Question from Jethin:
Space, Time and matter expanding from a tiny spot as formulated in the big bang theory still looks to be confined especially to the question of where and how all the stuff came for the bang. What if the universe that we see is a part of a recycler that create a multiverse and our universe is just one of numerous other universes. A universe like the one we live in could emerge from the tip of a crater of an ultimate system of all creations wherein matter in the form of pure energy is spurted out from a central cauldron holding finite quantum of energy at enormous pressure and temperature. Like a lava flow, energy from this casing could escape through vents in the space-time fabric at higher dimensions, thus creating may be three or multidimensional universes. Studies on CMB radiation and the results therein leading to inflation theory of sudden expansion still call for more observational validations. Could this sudden expansion of our universe be triggered by the super charged energy outflow at tremendous pressure and temperature from an extra dimensional boiler?
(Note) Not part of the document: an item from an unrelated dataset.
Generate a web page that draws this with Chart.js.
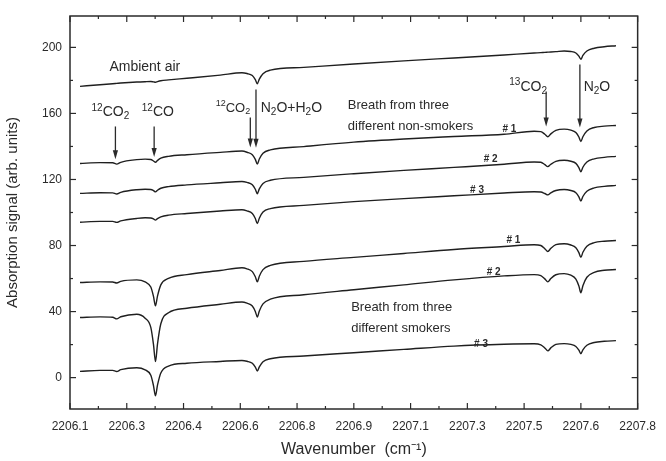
<!DOCTYPE html>
<html>
<head>
<meta charset="utf-8">
<script src="https://cdn.jsdelivr.net/npm/chart.js@4.4.1/dist/chart.umd.min.js"></script>
<style>
html, body { margin: 0; padding: 0; background: #fff; }
#wrap { width: 666px; height: 461px; }
</style>
</head>
<body>
<div id="wrap"><canvas id="grafico"></canvas></div>
<script>
// Wavenumber grid (cm-1), shared by all spectra
const wavenumbers = [2206.13, 2206.19, 2206.228, 2206.240, 2206.252, 2206.30, 2206.325, 2206.342, 2206.350, 2206.356,
    2206.362, 2206.372, 2206.395, 2206.45, 2206.55, 2206.615, 2206.630, 2206.646, 2206.655, 2206.661,
    2206.667, 2206.678, 2206.70, 2206.80, 2206.95, 2207.10, 2207.25, 2207.40, 2207.49, 2207.510,
    2207.522, 2207.531, 2207.540, 2207.555, 2207.58, 2207.600, 2207.615, 2207.624, 2207.630, 2207.636,
    2207.648, 2207.67, 2207.70, 2207.735];

// Absorption signal (arb. units)
const ambientAir = [176.4, 177.4, 178.0, 178.2, 178.4, 179.0, 179.2, 179.3, 179.1, 178.9,
    179.3, 179.8, 180.3, 181.3, 183.2, 184.6, 184.15, 182.95, 180.5, 178.0,
    180.8, 184.1, 186.2, 187.9, 189.9, 191.8, 193.6, 195.4, 196.6, 196.8,
    197.0, 197.1, 197.2, 197.4, 197.8, 197.5, 196.6, 194.7, 192.8, 195.1,
    197.8, 199.5, 200.4, 201.0];
const nonSmoker1 = [129.7, 130.2, 130.1, 129.3, 130.4, 132.0, 132.3, 132.1, 131.2, 130.4,
    131.5, 132.9, 134.0, 135.0, 136.4, 137.2, 136.5, 135.0, 132.2, 129.3,
    132.4, 135.9, 137.9, 139.9, 142.6, 144.5, 146.0, 147.4, 149.2, 149.0,
    147.4, 145.9, 147.6, 149.7, 150.5, 149.9, 148.4, 145.7, 143.0, 145.9,
    149.4, 151.5, 152.3, 152.7];
const nonSmoker2 = [111.6, 112.0, 111.9, 111.2, 112.2, 113.8, 114.05, 113.95, 113.3, 112.5,
    113.5, 114.7, 115.7, 116.7, 118.0, 118.8, 118.2, 116.8, 114.1, 111.4,
    114.3, 117.6, 119.5, 121.3, 123.5, 125.5, 127.3, 129.2, 130.6, 130.4,
    129.0, 127.8, 129.2, 131.0, 131.6, 131.05, 129.75, 127.2, 124.7, 127.4,
    130.6, 132.5, 133.4, 134.0];
const nonSmoker3 = [94.1, 94.6, 94.6, 94.0, 94.9, 96.4, 96.8, 96.65, 96.1, 95.4,
    96.3, 97.35, 98.4, 99.4, 100.9, 101.7, 101.0, 99.4, 96.35, 93.3,
    96.55, 100.25, 102.35, 104.3, 106.6, 108.4, 110.1, 111.8, 112.6, 112.4,
    111.5, 110.7, 111.9, 113.3, 113.9, 113.3, 112.0, 109.5, 106.9, 109.7,
    112.9, 114.9, 115.8, 116.4];
const smoker1 = [57.6, 58.0, 57.9, 57.3, 58.3, 59.2, 57.95, 54.85, 49.2, 43.5,
    49.4, 56.2, 60.1, 62.4, 64.9, 66.5, 65.9, 64.2, 61.1, 58.0,
    61.4, 65.4, 67.95, 70.4, 72.8, 75.2, 77.6, 79.4, 80.5, 80.0,
    78.1, 76.4, 78.3, 80.5, 81.1, 80.3, 78.7, 75.7, 72.8, 75.9,
    79.55, 81.75, 82.6, 83.0];
const smoker2 = [36.4, 36.8, 36.55, 35.6, 36.85, 38.4, 36.0, 30.4, 20.1, 9.7,
    20.3, 32.6, 39.3, 42.0, 44.4, 45.8, 45.1, 43.4, 40.1, 36.7,
    40.4, 44.7, 47.5, 50.2, 53.2, 56.2, 59.2, 61.6, 62.4, 61.8,
    59.8, 58.0, 60.0, 62.3, 63.0, 62.0, 59.7, 55.5, 51.4, 55.7,
    60.8, 63.8, 65.0, 65.5];
const smoker3 = [3.8, 4.4, 4.4, 3.7, 4.8, 6.0, 4.7, 1.4, -4.8, -11.0,
    -4.6, 2.8, 7.0, 8.7, 9.8, 10.4, 9.9, 8.7, 6.35, 4.0,
    6.55, 9.65, 11.45, 13.1, 15.1, 17.1, 19.1, 20.2, 20.5, 19.9,
    18.0, 16.2, 18.0, 20.1, 20.6, 20.1, 18.9, 16.6, 14.5, 16.8,
    19.6, 21.3, 22.0, 22.4];

// Axis ticks
const xTickValues = [2206.1, 2206.27, 2206.44, 2206.61, 2206.78, 2206.95, 2207.12, 2207.29, 2207.46, 2207.63, 2207.8];
const xTickLabels = ["2206.1", "2206.3", "2206.4", "2206.6", "2206.8", "2206.9", "2207.1", "2207.3", "2207.5", "2207.6", "2207.8"];
const yTickValues = [0, 40, 80, 120, 160, 200];
const yMinorTicks = [20, 60, 100, 140, 180];

// Labels on the plot: [text, mode] parts, at (wavenumber, signal)
const textLabels = [
    { parts: [["Ambient air", ""]], x: 2206.324, y: 188.0, size: 14 },
    { parts: [["12", "sup"], ["CO", ""], ["2", "sub"]], x: 2206.221, y: 160.6, size: 14 },
    { parts: [["12", "sup"], ["CO", ""]], x: 2206.363, y: 160.6, size: 14 },
    { parts: [["12", "sup"], ["CO", ""], ["2", "sub"]], x: 2206.588, y: 163.3, size: 13 },
    { parts: [["N", ""], ["2", "sub"], ["O+H", ""], ["2", "sub"], ["O", ""]], x: 2206.763, y: 163.3, size: 14 },
    { parts: [["Breath from three", ""]], x: 2206.932, y: 164.8, size: 13, align: "left" },
    { parts: [["different non-smokers", ""]], x: 2206.932, y: 152.1, size: 13, align: "left" },
    { parts: [["13", "sup"], ["CO", ""], ["2", "sub"]], x: 2207.472, y: 176.1, size: 14 },
    { parts: [["N", ""], ["2", "sub"], ["O", ""]], x: 2207.678, y: 176.1, size: 14 },
    { parts: [["Breath from three", ""]], x: 2206.942, y: 42.6, size: 13, align: "left" },
    { parts: [["different smokers", ""]], x: 2206.942, y: 29.7, size: 13, align: "left" },
    { parts: [["# 1", ""]], x: 2207.416, y: 150.7, size: 10, bold: true },
    { parts: [["# 2", ""]], x: 2207.360, y: 132.1, size: 10, bold: true },
    { parts: [["# 3", ""]], x: 2207.319, y: 113.5, size: 10, bold: true },
    { parts: [["# 1", ""]], x: 2207.428, y: 83.2, size: 10, bold: true },
    { parts: [["# 2", ""]], x: 2207.369, y: 64.0, size: 10, bold: true },
    { parts: [["# 3", ""]], x: 2207.331, y: 20.4, size: 10, bold: true }
];

// Arrows: wavenumber, from signal, to signal (tip)
const arrows = [
    { x: 2206.236, from: 152.1, to: 132.3 },
    { x: 2206.352, from: 152.1, to: 133.6 },
    { x: 2206.640, from: 157.6, to: 139.4 },
    { x: 2206.657, from: 174.5, to: 139.2 },
    { x: 2207.526, from: 173.3, to: 152.1 },
    { x: 2207.627, from: 189.7, to: 151.5 }
];

const FONT = "'Liberation Sans', Arial, sans-serif";
const INK = "#2a2a2a";

function desenharTexto(ctx, label, px, py) {
    const base = label.size;
    const small = Math.round(base * 0.68);
    const weight = label.bold ? "bold " : "";
    let total = 0;
    const pecas = label.parts.map(([t, mode]) => {
        const size = mode ? small : base;
        ctx.font = weight + size + "px " + FONT;
        const w = ctx.measureText(t).width;
        total += w;
        return { t, mode, size, w };
    });
    let cx = label.align === "left" ? px : px - total / 2;
    pecas.forEach(p => {
        ctx.font = weight + p.size + "px " + FONT;
        let dy = 0;
        if (p.mode === "sup") dy = -base * 0.32;
        if (p.mode === "sub") dy = base * 0.3;
        ctx.fillText(p.t, cx, py + dy);
        cx += p.w;
    });
}

const moldura = {
    id: "moldura",
    afterDatasetsDraw(chart) {
        const { ctx, chartArea: a, scales: { x, y } } = chart;
        ctx.save();
        ctx.strokeStyle = INK;
        ctx.lineWidth = 1.5;
        ctx.strokeRect(a.left, a.top, a.right - a.left, a.bottom - a.top);

        ctx.lineWidth = 1.2;
        const linha = (x1, y1, x2, y2) => {
            ctx.beginPath(); ctx.moveTo(x1, y1); ctx.lineTo(x2, y2); ctx.stroke();
        };
        // inward ticks, all four sides
        xTickValues.forEach((v, i) => {
            const px = x.getPixelForValue(v);
            linha(px, a.bottom, px, a.bottom - 6);
            linha(px, a.top, px, a.top + 6);
            if (i < xTickValues.length - 1) {
                const m = x.getPixelForValue((v + xTickValues[i + 1]) / 2);
                linha(m, a.bottom, m, a.bottom - 3);
                linha(m, a.top, m, a.top + 3);
            }
        });
        yTickValues.forEach(v => {
            const py = y.getPixelForValue(v);
            linha(a.left, py, a.left + 6, py);
            linha(a.right, py, a.right - 6, py);
        });
        yMinorTicks.forEach(v => {
            const py = y.getPixelForValue(v);
            linha(a.left, py, a.left + 3, py);
            linha(a.right, py, a.right - 3, py);
        });

        // arrows
        ctx.lineWidth = 1.3;
        ctx.fillStyle = INK;
        arrows.forEach(s => {
            const px = x.getPixelForValue(s.x);
            const y1 = y.getPixelForValue(s.from);
            const y2 = y.getPixelForValue(s.to);
            linha(px, y1, px, y2 - 8);
            ctx.beginPath();
            ctx.moveTo(px, y2);
            ctx.lineTo(px - 2.6, y2 - 9);
            ctx.lineTo(px + 2.6, y2 - 9);
            ctx.closePath();
            ctx.fill();
        });

        // text
        ctx.fillStyle = INK;
        ctx.textBaseline = "middle";
        ctx.textAlign = "left";
        textLabels.forEach(l => desenharTexto(ctx, l, x.getPixelForValue(l.x), y.getPixelForValue(l.y)));
        ctx.restore();
    }
};

function serie(valores) {
    return {
        data: wavenumbers.map((w, i) => ({ x: w, y: valores[i] })),
        borderColor: "#1f1f1f",
        borderWidth: 1.4,
        pointRadius: 0,
        fill: false,
        cubicInterpolationMode: "monotone"
    };
}

document.addEventListener("DOMContentLoaded", () => {
    const ctx = document.getElementById("grafico").getContext("2d");
    new Chart(ctx, {
        type: "line",
        data: {
            datasets: [ambientAir, nonSmoker1, nonSmoker2, nonSmoker3, smoker1, smoker2, smoker3].map(serie)
        },
        options: {
            responsive: true,
            maintainAspectRatio: false,
            animation: false,
            layout: { padding: { top: 16, right: 20, left: 0, bottom: 0 } },
            plugins: { legend: { display: false }, tooltip: { enabled: false } },
            scales: {
                x: {
                    type: "linear",
                    min: 2206.1,
                    max: 2207.8,
                    afterBuildTicks: s => { s.ticks = xTickValues.map(v => ({ value: v })); },
                    afterFit: s => { s.height = 52; },
                    grid: { display: false, drawTicks: false },
                    border: { display: false },
                    ticks: {
                        callback: (v, i) => xTickLabels[i],
                        autoSkip: false,
                        maxRotation: 0,
                        padding: 10,
                        color: INK,
                        font: { family: FONT, size: 12 }
                    },
                    title: {
                        display: true,
                        text: "Wavenumber  (cm\u207B\u00B9)",
                        color: INK,
                        font: { family: FONT, size: 16 },
                        padding: { top: 0, bottom: 2 }
                    }
                },
                y: {
                    min: -19,
                    max: 219,
                    afterBuildTicks: s => { s.ticks = yTickValues.map(v => ({ value: v })); },
                    afterFit: s => { s.width = 70; },
                    grid: { display: false, drawTicks: false },
                    border: { display: false },
                    ticks: {
                        padding: 8,
                        color: INK,
                        font: { family: FONT, size: 12 }
                    },
                    title: {
                        display: true,
                        text: "Absorption signal (arb. units)",
                        color: INK,
                        font: { family: FONT, size: 15 },
                        padding: { top: 4, bottom: 0 }
                    }
                }
            }
        },
        plugins: [moldura]
    });
});
</script>
</body>
</html>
What happens to all the matter that fall into a black hole? Spaghettification, singularity, Hawking radiation, black hole evaporation and what more, all such possibilities have been studied but still there is something missing. Should there be a link between singularity and big bang elsewhere; may be a link that is routed through that ultimate crucible of all creations. Like a reservoir, matter in its pure energy form could be encased in such a place from where the distribution starts to create different universes. The feeding source into it could be black holes pulling in materials from their own universes, stripping to its primal form and gushing into the mother pot. Is our universe a part of that energy-matter recycler that has been going on indefinitely?
Answer by SmartLX:
No freaking idea.
There are a great many models for explaining the beginning of the modern universe. Some posit that the Big Bang really was the beginning and some do not make that assumption. Every so often evidence comes to light that rules out one or more models, leaving the rest as candidates for what really happened. What you describe is closer to some of the surviving models than others, and so far I see no obvious reason to rule it out.
The important thing about your hypothesis for the purposes of this site is that it does not require the initiative or the intervention of a deity. It’s been some time since cosmologists turned to God to explain the as yet unexplained, because they’ve had no need. They might resort to God to explain the impossible, but they haven’t come up against that yet.